When this happens, the resettled immigrants are oblivious to Israel's laws and they suffer immediately at the hand of the Lord for their pagan ways.
2 Kings 17:25 (ESV) And at the beginning of their dwelling there, they did not fear the LORD. Therefore the LORD sent lions among them, which killed some of them.
The king of Assyria decides to remedy this problem by sending a priest from Israel back to teach them how to worship the God of Israel so as to keep peace in the land. The result of this is a religiously mixed group of people who worship both the God of Israel and their pagan deities from their former life.
2 Kings 17:29 (ESV) But every nation still made gods of its own and put them in the shrines of the high places that the Samaritans had made, every nation in the cities in which they lived.
2 Kings 17:32–33 (ESV) They also feared the LORD and appointed from among themselves all sorts of people as priests of the high places, who sacrificed for them in the shrines of the high places. 33 So they feared the LORD but also served their own gods, after the manner of the nations from among whom they had been carried away.
Now let us consider what this is. It is a picture of religion for the sake of civil peace. The king of Assyria is interested in one thing - ruling the land and having no issues with its people. If a sprinkling of the old religion of Israel will fix things, so be it. He's not really interested in the faith or the reality of this God. He simply wants religion to keep the people quiet.
This is why Christians need to be wary of politicians getting involved in any religious presentations. There's always a superficial motivation for this hideous marriage. Politicians seek to rule others and remain in control. The Christian faith believes in a Savior who surrendered His control and served others. There is no fellowship with these values.

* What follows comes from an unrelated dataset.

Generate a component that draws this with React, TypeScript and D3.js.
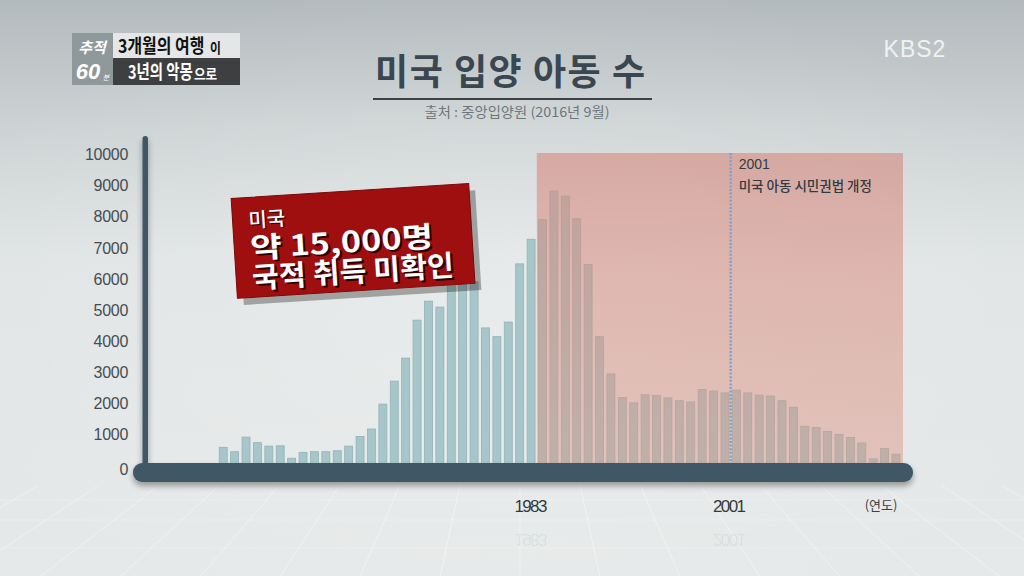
import React from "react";
import * as d3 from "d3";

const years: number[] = d3.range(1953, 2016);
const adoptions: number[] = [
  4, 8, 59, 600, 460, 930, 750, 640, 650, 250,
  440, 460, 460, 490, 640, 950, 1190, 1990, 2730, 3470,
  4690, 5300, 5110, 6600, 6160, 5920, 4440, 4160, 4630, 6500,
  7290, 7920, 8840, 8680, 7950, 6480, 4160, 2960, 2200, 2030,
  2290, 2270, 2190, 2100, 2060, 2460, 2410, 2350, 2440, 2350,
  2280, 2250, 2100, 1890, 1280, 1240, 1110, 1020, 920, 740,
  230, 560, 380,
];
const yTicks: number[] = [0, 1000, 2000, 3000, 4000, 5000, 6000, 7000, 8000, 9000, 10000];
const xLabels: number[] = [1983, 2001];
const highlightStart = 1984;
const lawYear = 2001;

const title = "미국 입양 아동 수";
const source = "출처 : 중앙입양원 (2016년 9월)";
const boxLines = ["미국", "약 15,000명", "국적 취득 미확인"];
const noteLines = ["2001", "미국 아동 시민권법 개정"];
const unitLabel = "(연도)";

const KR = "'Noto Sans CJK KR', 'Noto Sans', sans-serif";
const NUM = "'Liberation Sans', Arial, sans-serif";

export default function App() {
  const x = d3
    .scaleBand<number>()
    .domain(years)
    .range([183.3, 901.7])
    .paddingInner(0.3)
    .paddingOuter(0.15);
  const y = d3.scaleLinear().domain([0, 10000]).range([466, 155]);
  const step = x.step();
  const bw = x.bandwidth();
  const redX0 = (x(highlightStart) as number) - step * 0.15;
  const lawX = (x(lawYear) as number) - step * 0.15;

  const floorLines = d3.range(-14, 15).map((i) => i);

  return (
    <div style={{ position: "fixed", left: 0, top: 0, width: 1024, height: 576 }}>
      <svg width={1024} height={576} style={{ display: "block" }}>
        <defs>
          <linearGradient id="bg" x1="0" y1="0" x2="0" y2="1">
            <stop offset="0" stopColor="#b3babd" />
            <stop offset="0.22" stopColor="#cdd3d4" />
            <stop offset="0.45" stopColor="#e0e4e4" />
            <stop offset="1" stopColor="#e6e9e9" />
          </linearGradient>
          <radialGradient id="spot" cx="0.5" cy="0.55" r="0.6">
            <stop offset="0" stopColor="#ffffff" stopOpacity="0.25" />
            <stop offset="1" stopColor="#ffffff" stopOpacity="0" />
          </radialGradient>
          <linearGradient id="redGrad" x1="0" y1="0" x2="0" y2="1">
            <stop offset="0" stopColor="#d6857a" stopOpacity="0.58" />
            <stop offset="1" stopColor="#db9888" stopOpacity="0.48" />
          </linearGradient>
          <filter id="axShadow" x="-5%" y="-50%" width="110%" height="250%">
            <feGaussianBlur in="SourceAlpha" stdDeviation="3" />
            <feOffset dx="0" dy="4" result="b" />
            <feComponentTransfer>
              <feFuncA type="linear" slope="0.35" />
            </feComponentTransfer>
            <feMerge>
              <feMergeNode />
              <feMergeNode in="SourceGraphic" />
            </feMerge>
          </filter>
          <clipPath id="floorClip">
            <rect x={0} y={486} width={1024} height={90} />
          </clipPath>
        </defs>

        <rect x={0} y={0} width={1024} height={576} fill="url(#bg)" />
        <rect x={0} y={0} width={1024} height={576} fill="url(#spot)" />

        {/* floor perspective lines */}
        <g clipPath="url(#floorClip)" stroke="#ffffff" strokeOpacity={0.4} strokeWidth={1}>
          {floorLines.map((i) => (
            <line key={i} x1={520 + i * 20} y1={300} x2={520 + i * 150} y2={900} />
          ))}
          {[500, 520, 548].map((yy) => (
            <line key={yy} x1={0} y1={yy} x2={1024} y2={yy} strokeOpacity={0.25} />
          ))}
        </g>

        {/* logo top-left */}
        <rect x={72} y={33} width={41} height={52} fill="#8f989b" />
        <text x={92} y={53} fill="#ffffff" fontFamily={KR} fontSize={15} fontStyle="italic" textAnchor="middle" fontWeight={700}>
          추적
        </text>
        <text x={88} y={79} fill="#ffffff" fontFamily={NUM} fontSize={22} fontStyle="italic" textAnchor="middle" fontWeight={700}>
          60
        </text>
        <text x={106} y={80} fill="#ffffff" fontFamily={KR} fontSize={7} fontStyle="italic" textAnchor="middle">
          분
        </text>
        <rect x={113} y={33} width={127} height={25} fill="#e4e6e7" />
        <rect x={113} y={58} width={127} height={27} fill="#3d3f40" />
        <g transform="translate(118 53) scale(0.84 1)">
          <text x={0} y={0} fill="#111" fontFamily={KR} fontSize={19} fontWeight={700}>
            3개월의 여행
          </text>
        </g>
        <g transform="translate(210 53) scale(0.85 1)">
          <text x={0} y={0} fill="#111" fontFamily={KR} fontSize={14} fontWeight={700}>
            이
          </text>
        </g>
        <g transform="translate(128 79) scale(0.76 1)">
          <text x={0} y={0} fill="#ffffff" fontFamily={KR} fontSize={19} fontWeight={700}>
            3년의 악몽
          </text>
        </g>
        <g transform="translate(194 79) scale(0.9 1)">
          <text x={0} y={0} fill="#ffffff" fontFamily={KR} fontSize={14} fontWeight={700}>
            으로
          </text>
        </g>

        {/* KBS2 */}
        <text x={915} y={57} fill="#ffffff" fillOpacity={0.8} fontFamily={NUM} fontSize={23} textAnchor="middle" letterSpacing={1}>
          KBS2
        </text>

        {/* title */}
        <text x={510} y={85} fill="#3a4751" fontFamily={KR} fontSize={36} fontWeight={700} textAnchor="middle" textLength={270} lengthAdjust="spacing">
          {title}
        </text>
        <line x1={373} x2={652} y1={99} y2={99} stroke="#3a4248" strokeWidth={2} />
        <text x={517} y={117} fill="#6c777c" fontFamily={KR} fontSize={13.5} textAnchor="middle" textLength={185} lengthAdjust="spacingAndGlyphs">
          {source}
        </text>

        {/* bars */}
        <g>
          {years.map((yr, i) => {
            const v = adoptions[i];
            const top = y(v);
            return (
              <rect
                key={yr}
                x={x(yr) as number}
                y={top}
                width={bw}
                height={Math.max(0, y(0) - top)}
                fill="#a7c6c9"
                stroke="#93b3b7"
                strokeWidth={0.8}
              />
            );
          })}
        </g>

        {/* highlight region */}
        <rect x={redX0} y={153} width={903 - redX0} height={y(0) - 153} fill="url(#redGrad)" />

        {/* 2001 dotted line */}
        <line x1={lawX} x2={lawX} y1={153} y2={y(0)} stroke="#6fa6d8" strokeWidth={2.4} strokeDasharray="2 1.6" />
        <text x={lawX + 8} y={169} fill="#333b40" fontFamily={NUM} fontSize={14}>
          {noteLines[0]}
        </text>
        <text x={lawX + 8} y={191} fill="#333b40" fontFamily={KR} fontSize={13.5} fontWeight={500}>
          {noteLines[1]}
        </text>

        {/* axes */}
        <g filter="url(#axShadow)">
          <rect x={142.5} y={136} width={5.5} height={340} rx={2.7} fill="#3f5865" />
          <rect x={133} y={463} width={780} height={19} rx={9} fill="#3f5865" />
        </g>
        {yTicks.map((t) => (
          <text
            key={t}
            x={128}
            y={t === 0 ? y(t) + 5 : y(t) + 1}
            fill="#454d52"
            fontFamily={NUM}
            fontSize={16}
            textAnchor="end"
            dominantBaseline="middle"
            letterSpacing={-0.3}
          >
            {t}
          </text>
        ))}

        {/* x labels */}
        {xLabels.map((yr) => {
          const cx = yr === lawYear ? lawX - 2 : (x(yr) as number) + bw / 2 - 1;
          return (
            <g key={yr}>
              <text x={cx} y={512} fill="#333a3e" fontFamily={NUM} fontSize={17} textAnchor="middle" letterSpacing={-1.6}>
                {yr}
              </text>
              <text
                x={cx}
                y={-534}
                transform="scale(1,-1)"
                fill="#333a3e"
                fillOpacity={0.08}
                fontFamily={NUM}
                fontSize={17}
                textAnchor="middle"
                letterSpacing={-1.6}
              >
                {yr}
              </text>
            </g>
          );
        })}
        <text x={881} y={510} fill="#3a4145" fontFamily={KR} fontSize={13} textAnchor="middle">
          {unitLabel}
        </text>

        {/* red callout box */}
        <g transform="rotate(-3.6 352 240)">
          <rect x={236} y={194} width={238} height={100} fill="#000" fillOpacity={0.3} transform="translate(4 4)" />
          <rect x={234} y={191} width={238} height={100} fill="#a00f0f" stroke="#7a0808" strokeWidth={1} />
          <g fontFamily={KR} fontWeight={700}>
            <text x={251} y={222} fill="#2a0000" fontSize={20} fontWeight={500}>
              {boxLines[0]}
            </text>
            <text x={250} y={221} fill="#ffffff" fontSize={20} fontWeight={500}>
              {boxLines[0]}
            </text>
            <text x={252} y={254} fill="#2a0000" fontSize={29} textLength={183} lengthAdjust="spacingAndGlyphs">
              {boxLines[1]}
            </text>
            <text x={250} y={252} fill="#ffffff" fontSize={29} textLength={183} lengthAdjust="spacingAndGlyphs">
              {boxLines[1]}
            </text>
            <text x={252} y={284} fill="#2a0000" fontSize={29} textLength={202} lengthAdjust="spacing">
              {boxLines[2]}
            </text>
            <text x={250} y={282} fill="#ffffff" fontSize={29} textLength={202} lengthAdjust="spacing">
              {boxLines[2]}
            </text>
          </g>
        </g>
      </svg>
    </div>
  );
}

Perhaps that is why the writer of 2 Kings immediately turns attention to remind us who Israel really is... they are the precious people of God. They were called to be holy and distinct from the nations around them. Instead, they emulated and evolved into them.
2 Kings 17:34–36 (ESV) To this day they do according to the former manner. They do not fear the LORD, and they do not follow the statutes or the rules or the law or the commandment that the LORD commanded the children of Jacob, whom he named Israel. 35 The LORD made a covenant with them and commanded them, “You shall not fear other gods or bow yourselves to them or serve them or sacrifice to them, 36 but you shall fear the LORD, who brought you out of the land of Egypt with great power and with an outstretched arm. You shall bow yourselves to him, and to him you shall sacrifice.
The faith of a Christian is not in the politician. It is in the God who made the world and called them to Himself and His service. Religion that becomes comfy with any political enterprise is both disconnected from heaven and culturally impotent.
Now, these people Assyria resettles in the land become a famous group in the New Testament. They are the Samaritans. They will go on to establish their own set of religious documents, their own temple and their own story.
Yet we see Jesus coming to one of their daughters one day on a hot afternoon by a well. He shows her the love of God and tells her of the offer He has to give. She is transformed and becomes a powerful evangelist in the city of Samaria. Then there's a city-wide revival. What happened? The Lord of Glory reached down into the midst of a religious mishmash and saved. He does that still today.